Textual history and versions
No single definitive manuscript exists; multiple versions and copies of the speech survive, produced by Lincoln and others shortly after the event. The most commonly referenced texts are the Nicolay and Hay drafts—named for Lincoln’s secretaries—and several newspaper transcriptions that vary slightly in wording and punctuation. These differences have fueled scholarly attention, but the core themes and key phrases are consistent across versions.

Content and themes
Lincoln’s address is notable for its rhetorical compression and repetition. In roughly ten sentences, he moved from honoring the dead to articulating a national purpose: that the living must be dedicated to the unfinished work of ensuring “a new birth of freedom” and that government “of the people, by the people, for the people, shall not perish from the earth.” The speech emphasizes sacrifice, national rebirth, democratic legitimacy, and moral resolve—framing the Union cause in principled as well as political terms.

Reception and legacy
Contemporary reactions were mixed; some newspapers gave it modest notice while others praised its moral clarity. Edward Everett, the day’s principal speaker, later complimented Lincoln’s words, calling the address “the little speech that made the day memorable.” Over time, Lincoln’s brief remarks achieved iconic status, becoming central to American civic memory and public education. Historians and rhetoricians study the address for its economy of language, moral framing, and enduring civic vocabulary.

Commemoration and historical significance
The Gettysburg Address has been widely reproduced, memorized, and quoted in American public life. It is inscribed on monuments, taught in schools, and invoked in political and civic debates about equality, democracy, and national purpose. The site of the address, Gettysburg National Cemetery and the Gettysburg battlefield, remains a place of mourning, study, and reflection.
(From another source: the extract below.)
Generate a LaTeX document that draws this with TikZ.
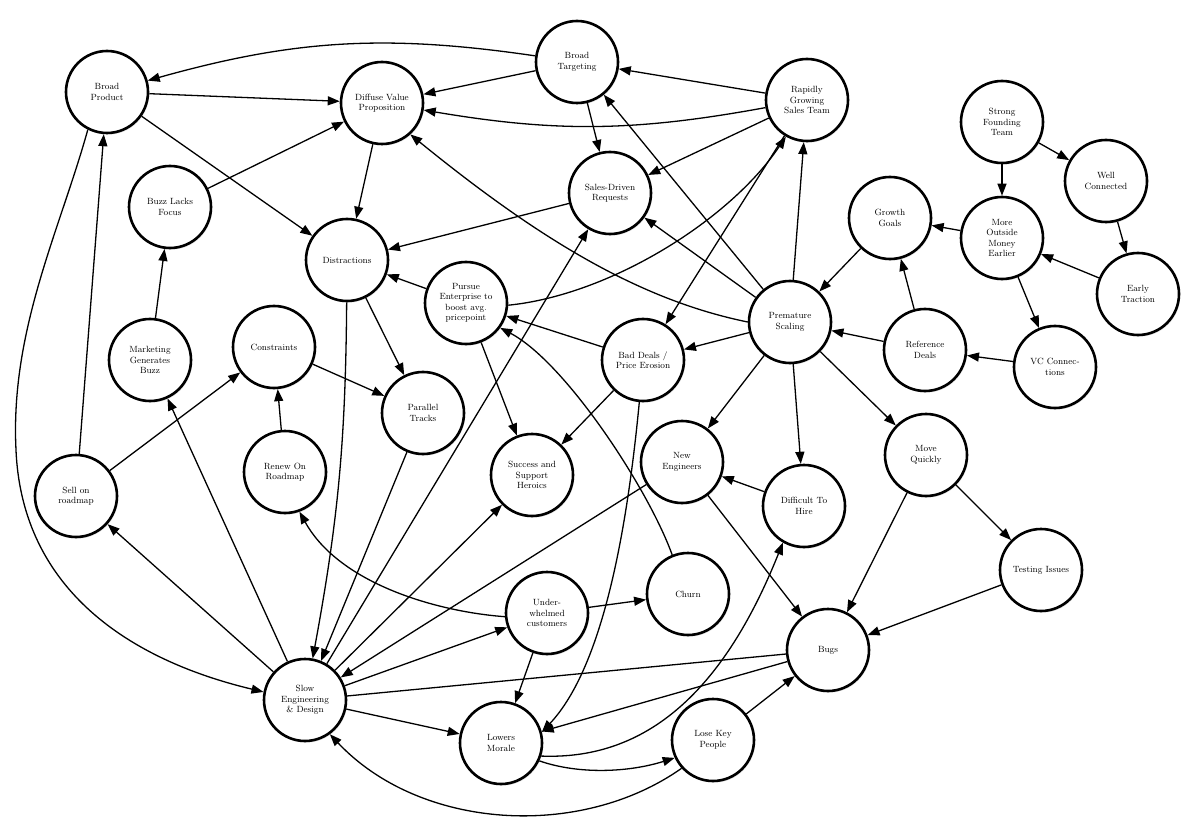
\documentclass[tikz,border=0pt]{standalone}
\usetikzlibrary{arrows.meta,shadows}
\tikzset{
  st/.style={circle, draw, line width=2.6pt, minimum size=82pt, inner sep=0pt, fill=white, align=center,
    font=\fontsize{9}{10.5}\selectfont,
    drop shadow={shadow xshift=1.2pt, shadow yshift=-1.6pt, opacity=0.22}},
  ar/.style={line width=1.3pt, -{Triangle[length=12pt,width=9pt]}},
  ln/.style={line width=1.3pt},
}
\begin{document}
\begin{tikzpicture}[x=1pt,y=1pt]
\useasboundingbox[fill=white] (0,0) rectangle (1200,-829);
% nodes
\node[st] (BP)   at (107,-92)  {Broad\\Product};
\node[st] (DVP)  at (382,-103) {Diffuse Value\\Proposition};
\node[st] (BT)   at (577,-62)  {Broad\\Targeting};
\node[st] (RGST) at (807,-100) {Rapidly\\Growing\\Sales Team};
\node[st] (SFT)  at (1002,-122) {Strong\\Founding\\Team};
\node[st] (WC)   at (1106,-181) {Well\\Connected};
\node[st] (BLF)  at (170,-207) {Buzz Lacks\\Focus};
\node[st] (SDR)  at (610,-193) {Sales-Driven\\Requests};
\node[st] (GG)   at (890,-218) {Growth\\Goals};
\node[st] (MOME) at (1002,-238) {More\\Outside\\Money\\Earlier};
\node[st] (ET)   at (1138,-294) {Early\\Traction};
\node[st] (Dist) at (347,-260) {Distractions};
\node[st] (PE)   at (466,-303) {Pursue\\Enterprise to\\boost avg.\\pricepoint};
\node[st] (PS)   at (790,-322) {Premature\\Scaling};
\node[st] (MGB)  at (150,-360) {Marketing\\Generates\\Buzz};
\node[st] (Con)  at (274,-347) {Constraints};
\node[st] (RD)   at (925,-350) {Reference\\Deals};
\node[st] (BD)   at (643,-360) {Bad Deals /\\Price Erosion};
\node[st] (VC)   at (1055,-367) {VC Connec-\\tions};
\node[st] (PT)   at (423,-413) {Parallel\\Tracks};
\node[st] (RoR)  at (285,-472) {Renew On\\Roadmap};
\node[st] (SSH)  at (532,-475) {Success and\\Support\\Heroics};
\node[st] (NE)   at (682,-462) {New\\Engineers};
\node[st] (DTH)  at (804,-506) {Difficult To\\Hire};
\node[st] (MQ)   at (926,-455) {Move\\Quickly};
\node[st] (SoR)  at (76,-496)  {Sell on\\roadmap};
\node[st] (TI)   at (1041,-570) {Testing Issues};
\node[st] (UC)   at (547,-613) {Under-\\whelmed\\customers};
\node[st] (Churn) at (688,-594) {Churn};
\node[st] (Bugs) at (828,-650) {Bugs};
\node[st] (SED)  at (305,-700) {Slow\\Engineering\\\& Design};
\node[st] (LM)   at (501,-743) {Lowers\\Morale};
\node[st] (LKP)  at (713,-740) {Lose Key\\People};
% connectors
\draw[ar] (BT) to[bend right=12] (BP);
\draw[ar] (BP) -- (DVP);
\draw[ar] (BP) -- (Dist);
\draw[ar] (BLF) -- (DVP);
\draw[ar] (BT) -- (DVP);
\draw[ar] (RGST) to[bend left=10] (DVP);
\draw[ar] (RGST) -- (BT);
\draw[ar] (BT) -- (SDR);
\draw[ar] (RGST) -- (SDR);
\draw[ar] (DVP) -- (Dist);
\draw[ar] (SDR) -- (Dist);
\draw[ar] (PS.180) .. controls (640,-300) and (540,-240) .. (DVP.-48);
\draw[ar] (PE) -- (Dist);
\draw[ar] (PE.-3) .. controls (610,-295) and (730,-220) .. (RGST.-120);
\draw[ar] (RGST) -- (BD);
\draw[ar] (PS) -- (BT);
\draw[ar] (PS) -- (SDR);
\draw[ar] (PS) -- (RGST);
\draw[ar] (GG) -- (PS);
\draw[ar] (RD) -- (PS);
\draw[ar] (RD) -- (GG);
\draw[ar] (MOME) -- (GG);
\draw[ar] (SFT) -- (MOME);
\draw[ar] (SFT) -- (WC);
\draw[ar] (WC) -- (ET);
\draw[ar] (ET) -- (MOME);
\draw[ar] (MOME) -- (VC);
\draw[ar] (VC) -- (RD);
\draw[ar] (PS) -- (BD);
\draw[ar] (BD) -- (PE);
\draw[ar] (PS) -- (NE);
\draw[ar] (PS) -- (DTH);
\draw[ar] (PS) -- (MQ);
\draw[ar] (BD) -- (SSH);
\draw[ar] (PE) -- (SSH);
\draw[ar] (BD.-95) .. controls (628,-520) and (605,-665) .. (LM.15);
\draw[ar] (Dist) -- (PT);
\draw[ar] (Con) -- (PT);
\draw[ar] (Dist) to[bend left=5] (SED);
\draw[ar] (PT) -- (SED);
\draw[ar] (SED) -- (SDR);
\draw[ar] (SED) -- (SSH);
\draw[ar] (NE) -- (SED);
\draw[ar] (SED) -- (UC);
\draw[ln] (SED) -- (Bugs);
\draw[ar] (SED) -- (LM);
\draw[ar] (LKP.222) .. controls (580,-840) and (420,-830) .. (SED.-54);
\draw[ar] (SED) -- (SoR);
\draw[ar] (SED) -- (MGB);
\draw[ar] (SoR) -- (BP);
\draw[ar] (BP.-117) .. controls (60,-230) and (10,-330) .. (16,-450) .. controls (22,-590) and (130,-660) .. (SED.169);
\draw[ar] (SoR) -- (Con);
\draw[ar] (RoR) -- (Con);
\draw[ar] (MGB) -- (BLF);
\draw[ar] (UC.185) .. controls (440,-612) and (340,-585) .. (RoR.-70);
\draw[ar] (UC) -- (Churn);
\draw[ar] (UC) -- (LM);
\draw[ar] (Churn.112) .. controls (648,-488) and (565,-362) .. (PE.-36);
\draw[ar] (NE) -- (Bugs);
\draw[ar] (DTH) -- (NE);
\draw[ar] (MQ) -- (Bugs);
\draw[ar] (MQ) -- (TI);
\draw[ar] (TI) -- (Bugs);
\draw[ar] (LM.-18) .. controls (640,-760) and (720,-700) .. (DTH.-120);
\draw[ar] (LM.-25) .. controls (580,-775) and (630,-772) .. (LKP.205);
\draw[ar] (Bugs) -- (LM);
\draw[ar] (LKP) -- (Bugs);
\end{tikzpicture}
\end{document}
Scholarly notes and cautions
Details such as the exact wording Lincoln spoke aloud and the precise length of time he spoke are subject to historical uncertainty because of inconsistent contemporary reports and multiple manuscript versions. Scholars rely on comparison of drafts, newspaper reports, and other documents to reconstruct the event and its language. While the broad significance of the speech is well documented, some specific textual and circumstantial details remain debated.

The Gettysburg Address endures as a compact statement of democratic ideals delivered in a moment of national crisis, linking the Union war effort to a language of equality and framing the conflict as foundational to the future of American government.